Given instruction. Scan the data below and pick out the lines containing the word "that".

[Entries with chart source code]
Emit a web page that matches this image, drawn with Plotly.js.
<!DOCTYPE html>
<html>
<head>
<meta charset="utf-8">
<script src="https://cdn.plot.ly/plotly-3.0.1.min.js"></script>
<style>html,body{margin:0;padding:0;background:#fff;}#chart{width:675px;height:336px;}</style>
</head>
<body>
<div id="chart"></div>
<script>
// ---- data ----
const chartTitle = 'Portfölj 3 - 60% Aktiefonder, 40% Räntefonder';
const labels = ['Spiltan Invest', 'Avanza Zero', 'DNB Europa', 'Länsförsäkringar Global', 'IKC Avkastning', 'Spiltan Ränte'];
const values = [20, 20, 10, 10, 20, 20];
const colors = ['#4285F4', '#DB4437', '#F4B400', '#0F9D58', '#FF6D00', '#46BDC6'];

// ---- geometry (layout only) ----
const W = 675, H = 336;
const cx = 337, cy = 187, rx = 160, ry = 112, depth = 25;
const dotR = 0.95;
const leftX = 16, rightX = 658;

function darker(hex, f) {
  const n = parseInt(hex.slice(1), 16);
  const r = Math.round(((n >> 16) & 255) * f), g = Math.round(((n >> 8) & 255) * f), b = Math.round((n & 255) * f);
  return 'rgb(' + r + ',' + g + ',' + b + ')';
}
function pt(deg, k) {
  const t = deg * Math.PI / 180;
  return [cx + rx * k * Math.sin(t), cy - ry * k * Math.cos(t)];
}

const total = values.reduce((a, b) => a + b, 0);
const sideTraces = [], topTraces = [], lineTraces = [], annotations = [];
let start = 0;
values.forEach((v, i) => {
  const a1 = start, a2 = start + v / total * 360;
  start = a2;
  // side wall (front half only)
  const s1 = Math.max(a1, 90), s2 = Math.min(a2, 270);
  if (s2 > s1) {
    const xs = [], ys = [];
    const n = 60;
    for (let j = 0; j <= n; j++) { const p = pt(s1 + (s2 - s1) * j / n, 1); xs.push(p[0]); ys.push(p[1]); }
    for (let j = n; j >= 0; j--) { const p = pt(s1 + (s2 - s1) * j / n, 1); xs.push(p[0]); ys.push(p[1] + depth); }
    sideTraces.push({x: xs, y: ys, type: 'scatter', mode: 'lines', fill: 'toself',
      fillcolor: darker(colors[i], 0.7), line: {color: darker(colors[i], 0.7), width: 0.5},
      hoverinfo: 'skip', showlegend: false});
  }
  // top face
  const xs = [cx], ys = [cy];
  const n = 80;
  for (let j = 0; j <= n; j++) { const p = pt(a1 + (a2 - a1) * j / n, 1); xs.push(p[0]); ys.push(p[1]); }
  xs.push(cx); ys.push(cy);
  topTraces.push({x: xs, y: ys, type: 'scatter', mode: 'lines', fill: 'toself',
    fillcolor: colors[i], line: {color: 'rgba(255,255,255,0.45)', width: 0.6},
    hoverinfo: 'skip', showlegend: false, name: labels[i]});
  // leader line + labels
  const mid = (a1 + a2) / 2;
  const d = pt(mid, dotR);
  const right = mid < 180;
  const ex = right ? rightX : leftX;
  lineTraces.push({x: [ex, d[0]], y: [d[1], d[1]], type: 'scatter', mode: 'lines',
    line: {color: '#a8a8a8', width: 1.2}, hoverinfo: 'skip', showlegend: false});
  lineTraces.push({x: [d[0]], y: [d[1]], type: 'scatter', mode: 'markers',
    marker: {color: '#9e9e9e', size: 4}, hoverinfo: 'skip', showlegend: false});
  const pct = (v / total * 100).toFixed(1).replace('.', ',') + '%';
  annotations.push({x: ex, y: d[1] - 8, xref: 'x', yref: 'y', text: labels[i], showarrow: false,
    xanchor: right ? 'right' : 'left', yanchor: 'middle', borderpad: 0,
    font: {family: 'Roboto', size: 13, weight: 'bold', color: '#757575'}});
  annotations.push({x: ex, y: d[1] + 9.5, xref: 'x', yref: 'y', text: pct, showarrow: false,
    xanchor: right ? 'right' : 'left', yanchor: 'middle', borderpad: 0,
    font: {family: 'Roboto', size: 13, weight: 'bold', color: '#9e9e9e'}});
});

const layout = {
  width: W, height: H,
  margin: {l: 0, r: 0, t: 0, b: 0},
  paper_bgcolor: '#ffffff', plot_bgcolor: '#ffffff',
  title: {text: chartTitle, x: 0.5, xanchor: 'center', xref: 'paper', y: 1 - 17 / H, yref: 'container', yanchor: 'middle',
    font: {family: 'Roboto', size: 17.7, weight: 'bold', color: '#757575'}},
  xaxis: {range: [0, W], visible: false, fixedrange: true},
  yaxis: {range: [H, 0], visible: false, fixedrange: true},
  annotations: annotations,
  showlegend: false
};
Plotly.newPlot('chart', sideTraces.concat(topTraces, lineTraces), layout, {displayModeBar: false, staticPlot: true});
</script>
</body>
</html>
--
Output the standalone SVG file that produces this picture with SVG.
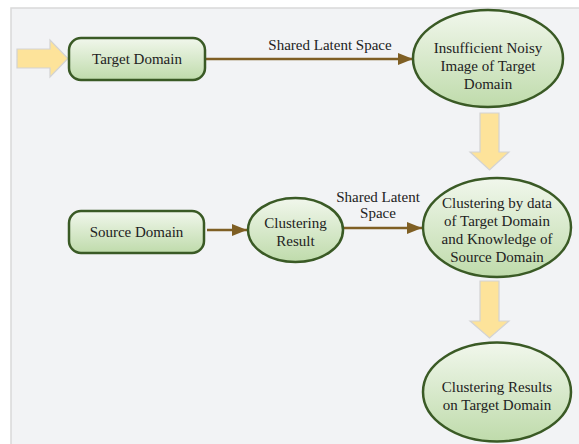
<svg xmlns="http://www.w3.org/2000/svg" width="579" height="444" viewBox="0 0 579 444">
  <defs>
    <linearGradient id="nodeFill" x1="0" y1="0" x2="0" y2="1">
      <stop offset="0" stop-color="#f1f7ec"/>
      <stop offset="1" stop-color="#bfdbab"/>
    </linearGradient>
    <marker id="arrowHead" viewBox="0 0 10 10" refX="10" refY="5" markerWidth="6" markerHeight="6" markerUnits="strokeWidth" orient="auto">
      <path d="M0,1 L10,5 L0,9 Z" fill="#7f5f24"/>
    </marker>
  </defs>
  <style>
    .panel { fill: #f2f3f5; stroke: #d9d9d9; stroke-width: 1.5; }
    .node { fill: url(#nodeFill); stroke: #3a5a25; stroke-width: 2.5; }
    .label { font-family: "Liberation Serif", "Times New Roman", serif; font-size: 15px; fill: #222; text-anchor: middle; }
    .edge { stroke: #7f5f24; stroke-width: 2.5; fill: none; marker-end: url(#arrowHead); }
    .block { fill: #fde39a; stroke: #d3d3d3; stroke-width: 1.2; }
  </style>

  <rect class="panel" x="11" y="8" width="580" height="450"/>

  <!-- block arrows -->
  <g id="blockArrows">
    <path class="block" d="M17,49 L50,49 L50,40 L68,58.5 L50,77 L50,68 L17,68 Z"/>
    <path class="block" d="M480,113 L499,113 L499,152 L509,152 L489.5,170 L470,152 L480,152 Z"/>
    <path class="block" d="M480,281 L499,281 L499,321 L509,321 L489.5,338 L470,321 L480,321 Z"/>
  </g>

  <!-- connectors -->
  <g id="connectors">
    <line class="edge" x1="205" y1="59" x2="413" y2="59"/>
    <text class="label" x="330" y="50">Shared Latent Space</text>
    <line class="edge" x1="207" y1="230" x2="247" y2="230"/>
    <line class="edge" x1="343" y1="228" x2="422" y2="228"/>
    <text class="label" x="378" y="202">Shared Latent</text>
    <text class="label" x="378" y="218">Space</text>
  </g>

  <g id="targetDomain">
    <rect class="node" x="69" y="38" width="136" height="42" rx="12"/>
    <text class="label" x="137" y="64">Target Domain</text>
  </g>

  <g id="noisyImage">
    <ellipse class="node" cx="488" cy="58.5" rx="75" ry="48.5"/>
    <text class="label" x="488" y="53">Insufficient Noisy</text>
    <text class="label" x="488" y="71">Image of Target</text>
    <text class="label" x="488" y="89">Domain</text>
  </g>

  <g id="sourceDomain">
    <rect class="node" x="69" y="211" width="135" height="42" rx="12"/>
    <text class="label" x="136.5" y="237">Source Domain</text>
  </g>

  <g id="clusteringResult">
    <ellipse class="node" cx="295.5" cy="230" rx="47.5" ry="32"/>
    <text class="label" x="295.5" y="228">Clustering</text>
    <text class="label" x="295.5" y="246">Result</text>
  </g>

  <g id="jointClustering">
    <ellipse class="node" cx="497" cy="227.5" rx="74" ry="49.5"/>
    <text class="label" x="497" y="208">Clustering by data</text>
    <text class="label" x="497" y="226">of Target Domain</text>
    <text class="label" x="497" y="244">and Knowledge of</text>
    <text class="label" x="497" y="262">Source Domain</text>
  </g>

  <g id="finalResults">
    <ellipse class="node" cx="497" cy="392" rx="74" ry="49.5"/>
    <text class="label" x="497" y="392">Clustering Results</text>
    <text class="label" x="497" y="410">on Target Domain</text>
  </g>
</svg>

Output of the exercise.
Emit a web page that matches this image, drawn with Plotly.js.
Output the standalone SVG file that produces this picture with SVG.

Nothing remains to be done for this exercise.